* GOAL *
Reproduce the listing below without changes, except that pictures are left out.

* RAW DATA *
--- BEGIN ---

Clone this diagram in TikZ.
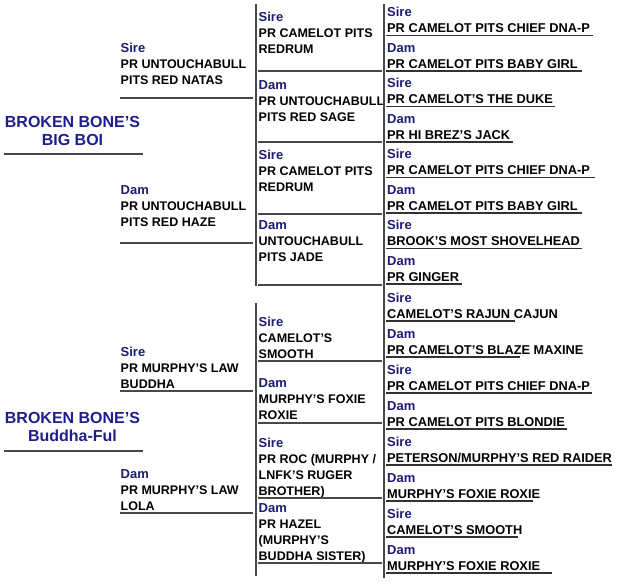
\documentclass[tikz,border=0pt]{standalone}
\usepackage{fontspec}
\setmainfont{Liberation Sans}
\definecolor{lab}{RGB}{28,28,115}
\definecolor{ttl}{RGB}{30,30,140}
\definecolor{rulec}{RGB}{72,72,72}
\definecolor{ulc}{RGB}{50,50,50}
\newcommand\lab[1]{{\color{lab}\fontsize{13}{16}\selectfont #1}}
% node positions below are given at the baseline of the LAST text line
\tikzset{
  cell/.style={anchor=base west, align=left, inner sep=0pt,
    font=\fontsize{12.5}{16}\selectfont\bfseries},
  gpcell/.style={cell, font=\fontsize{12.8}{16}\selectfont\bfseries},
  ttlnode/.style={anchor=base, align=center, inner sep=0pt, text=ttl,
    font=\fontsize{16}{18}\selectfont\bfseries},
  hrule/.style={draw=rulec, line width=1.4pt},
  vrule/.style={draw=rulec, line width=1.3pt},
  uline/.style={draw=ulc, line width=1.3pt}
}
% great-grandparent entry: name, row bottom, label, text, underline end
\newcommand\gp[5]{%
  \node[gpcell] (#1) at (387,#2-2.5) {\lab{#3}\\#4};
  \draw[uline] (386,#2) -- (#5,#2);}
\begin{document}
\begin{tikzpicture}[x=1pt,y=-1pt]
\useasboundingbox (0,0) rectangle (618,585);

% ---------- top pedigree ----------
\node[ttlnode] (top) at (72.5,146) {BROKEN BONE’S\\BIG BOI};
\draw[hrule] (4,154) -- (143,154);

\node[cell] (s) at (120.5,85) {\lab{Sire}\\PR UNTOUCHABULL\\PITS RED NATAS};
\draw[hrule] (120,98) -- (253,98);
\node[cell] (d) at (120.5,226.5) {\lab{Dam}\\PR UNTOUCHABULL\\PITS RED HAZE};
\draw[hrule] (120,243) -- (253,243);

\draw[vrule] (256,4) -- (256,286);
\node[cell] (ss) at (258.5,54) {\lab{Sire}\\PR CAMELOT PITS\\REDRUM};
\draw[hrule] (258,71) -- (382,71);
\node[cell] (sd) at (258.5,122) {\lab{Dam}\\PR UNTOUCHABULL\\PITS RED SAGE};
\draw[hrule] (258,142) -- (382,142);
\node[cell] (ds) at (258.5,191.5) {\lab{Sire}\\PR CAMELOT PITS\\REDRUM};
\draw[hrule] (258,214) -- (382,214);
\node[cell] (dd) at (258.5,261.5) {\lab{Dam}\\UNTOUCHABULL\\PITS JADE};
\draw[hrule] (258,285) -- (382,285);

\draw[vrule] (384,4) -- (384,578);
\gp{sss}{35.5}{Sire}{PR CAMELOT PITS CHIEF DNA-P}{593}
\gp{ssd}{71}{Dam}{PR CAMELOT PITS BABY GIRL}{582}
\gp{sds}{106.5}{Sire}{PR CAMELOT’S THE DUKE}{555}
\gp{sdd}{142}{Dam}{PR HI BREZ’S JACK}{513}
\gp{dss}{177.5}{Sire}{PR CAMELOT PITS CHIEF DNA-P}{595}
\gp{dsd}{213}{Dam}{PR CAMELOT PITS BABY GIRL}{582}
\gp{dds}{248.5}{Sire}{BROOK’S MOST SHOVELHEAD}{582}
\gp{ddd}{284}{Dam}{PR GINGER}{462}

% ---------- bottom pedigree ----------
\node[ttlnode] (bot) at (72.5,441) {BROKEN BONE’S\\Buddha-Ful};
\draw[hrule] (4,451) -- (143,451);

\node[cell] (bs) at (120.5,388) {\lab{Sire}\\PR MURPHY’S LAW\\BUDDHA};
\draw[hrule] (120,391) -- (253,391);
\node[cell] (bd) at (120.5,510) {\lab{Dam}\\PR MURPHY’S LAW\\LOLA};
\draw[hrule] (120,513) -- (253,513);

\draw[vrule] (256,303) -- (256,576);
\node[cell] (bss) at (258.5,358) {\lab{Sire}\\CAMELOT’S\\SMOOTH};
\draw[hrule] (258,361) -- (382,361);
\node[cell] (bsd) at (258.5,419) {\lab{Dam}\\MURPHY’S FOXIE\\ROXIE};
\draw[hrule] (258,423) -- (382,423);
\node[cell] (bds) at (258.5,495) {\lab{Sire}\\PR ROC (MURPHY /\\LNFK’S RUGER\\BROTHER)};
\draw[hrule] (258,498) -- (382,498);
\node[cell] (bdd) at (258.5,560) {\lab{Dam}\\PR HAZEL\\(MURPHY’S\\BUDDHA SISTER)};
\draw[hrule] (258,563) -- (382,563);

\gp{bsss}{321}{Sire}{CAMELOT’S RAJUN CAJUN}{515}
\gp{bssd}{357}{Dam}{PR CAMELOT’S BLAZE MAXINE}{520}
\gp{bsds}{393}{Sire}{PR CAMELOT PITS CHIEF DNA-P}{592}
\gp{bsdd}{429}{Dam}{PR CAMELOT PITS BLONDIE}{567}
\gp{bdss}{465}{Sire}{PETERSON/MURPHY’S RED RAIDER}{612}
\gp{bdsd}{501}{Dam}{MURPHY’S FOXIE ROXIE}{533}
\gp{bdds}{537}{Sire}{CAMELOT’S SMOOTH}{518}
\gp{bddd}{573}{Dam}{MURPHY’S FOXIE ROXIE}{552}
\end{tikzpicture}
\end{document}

--- END ---

* RESULT OF THIS EXERCISE *
Clone this diagram in TikZ.
\documentclass[tikz,border=0pt]{standalone}
\usepackage{fontspec}
\setmainfont{Liberation Sans}
\definecolor{lab}{RGB}{28,28,115}
\definecolor{ttl}{RGB}{30,30,140}
\definecolor{rulec}{RGB}{72,72,72}
\definecolor{ulc}{RGB}{50,50,50}
\newcommand\lab[1]{{\color{lab}\fontsize{13}{16}\selectfont #1}}
% node positions below are given at the baseline of the LAST text line
\tikzset{
  cell/.style={anchor=base west, align=left, inner sep=0pt,
    font=\fontsize{12.5}{16}\selectfont\bfseries},
  gpcell/.style={cell, font=\fontsize{12.8}{16}\selectfont\bfseries},
  ttlnode/.style={anchor=base, align=center, inner sep=0pt, text=ttl,
    font=\fontsize{16}{18}\selectfont\bfseries},
  hrule/.style={draw=rulec, line width=1.4pt},
  vrule/.style={draw=rulec, line width=1.3pt},
  uline/.style={draw=ulc, line width=1.3pt}
}
% great-grandparent entry: name, row bottom, label, text, underline end
\newcommand\gp[5]{%
  \node[gpcell] (#1) at (387,#2-2.5) {\lab{#3}\\#4};
  \draw[uline] (386,#2) -- (#5,#2);}
\begin{document}
\begin{tikzpicture}[x=1pt,y=-1pt]
\useasboundingbox (0,0) rectangle (618,585);

% ---------- top pedigree ----------
\node[ttlnode] (top) at (72.5,146) {BROKEN BONE’S\\BIG BOI};
\draw[hrule] (4,154) -- (143,154);

\node[cell] (s) at (120.5,85) {\lab{Sire}\\PR UNTOUCHABULL\\PITS RED NATAS};
\draw[hrule] (120,98) -- (253,98);
\node[cell] (d) at (120.5,226.5) {\lab{Dam}\\PR UNTOUCHABULL\\PITS RED HAZE};
\draw[hrule] (120,243) -- (253,243);

\draw[vrule] (256,4) -- (256,286);
\node[cell] (ss) at (258.5,54) {\lab{Sire}\\PR CAMELOT PITS\\REDRUM};
\draw[hrule] (258,71) -- (382,71);
\node[cell] (sd) at (258.5,122) {\lab{Dam}\\PR UNTOUCHABULL\\PITS RED SAGE};
\draw[hrule] (258,142) -- (382,142);
\node[cell] (ds) at (258.5,191.5) {\lab{Sire}\\PR CAMELOT PITS\\REDRUM};
\draw[hrule] (258,214) -- (382,214);
\node[cell] (dd) at (258.5,261.5) {\lab{Dam}\\UNTOUCHABULL\\PITS JADE};
\draw[hrule] (258,285) -- (382,285);

\draw[vrule] (384,4) -- (384,578);
\gp{sss}{35.5}{Sire}{PR CAMELOT PITS CHIEF DNA-P}{593}
\gp{ssd}{71}{Dam}{PR CAMELOT PITS BABY GIRL}{582}
\gp{sds}{106.5}{Sire}{PR CAMELOT’S THE DUKE}{555}
\gp{sdd}{142}{Dam}{PR HI BREZ’S JACK}{513}
\gp{dss}{177.5}{Sire}{PR CAMELOT PITS CHIEF DNA-P}{595}
\gp{dsd}{213}{Dam}{PR CAMELOT PITS BABY GIRL}{582}
\gp{dds}{248.5}{Sire}{BROOK’S MOST SHOVELHEAD}{582}
\gp{ddd}{284}{Dam}{PR GINGER}{462}

% ---------- bottom pedigree ----------
\node[ttlnode] (bot) at (72.5,441) {BROKEN BONE’S\\Buddha-Ful};
\draw[hrule] (4,451) -- (143,451);

\node[cell] (bs) at (120.5,388) {\lab{Sire}\\PR MURPHY’S LAW\\BUDDHA};
\draw[hrule] (120,391) -- (253,391);
\node[cell] (bd) at (120.5,510) {\lab{Dam}\\PR MURPHY’S LAW\\LOLA};
\draw[hrule] (120,513) -- (253,513);

\draw[vrule] (256,303) -- (256,576);
\node[cell] (bss) at (258.5,358) {\lab{Sire}\\CAMELOT’S\\SMOOTH};
\draw[hrule] (258,361) -- (382,361);
\node[cell] (bsd) at (258.5,419) {\lab{Dam}\\MURPHY’S FOXIE\\ROXIE};
\draw[hrule] (258,423) -- (382,423);
\node[cell] (bds) at (258.5,495) {\lab{Sire}\\PR ROC (MURPHY /\\LNFK’S RUGER\\BROTHER)};
\draw[hrule] (258,498) -- (382,498);
\node[cell] (bdd) at (258.5,560) {\lab{Dam}\\PR HAZEL\\(MURPHY’S\\BUDDHA SISTER)};
\draw[hrule] (258,563) -- (382,563);

\gp{bsss}{321}{Sire}{CAMELOT’S RAJUN CAJUN}{515}
\gp{bssd}{357}{Dam}{PR CAMELOT’S BLAZE MAXINE}{520}
\gp{bsds}{393}{Sire}{PR CAMELOT PITS CHIEF DNA-P}{592}
\gp{bsdd}{429}{Dam}{PR CAMELOT PITS BLONDIE}{567}
\gp{bdss}{465}{Sire}{PETERSON/MURPHY’S RED RAIDER}{612}
\gp{bdsd}{501}{Dam}{MURPHY’S FOXIE ROXIE}{533}
\gp{bdds}{537}{Sire}{CAMELOT’S SMOOTH}{518}
\gp{bddd}{573}{Dam}{MURPHY’S FOXIE ROXIE}{552}
\end{tikzpicture}
\end{document}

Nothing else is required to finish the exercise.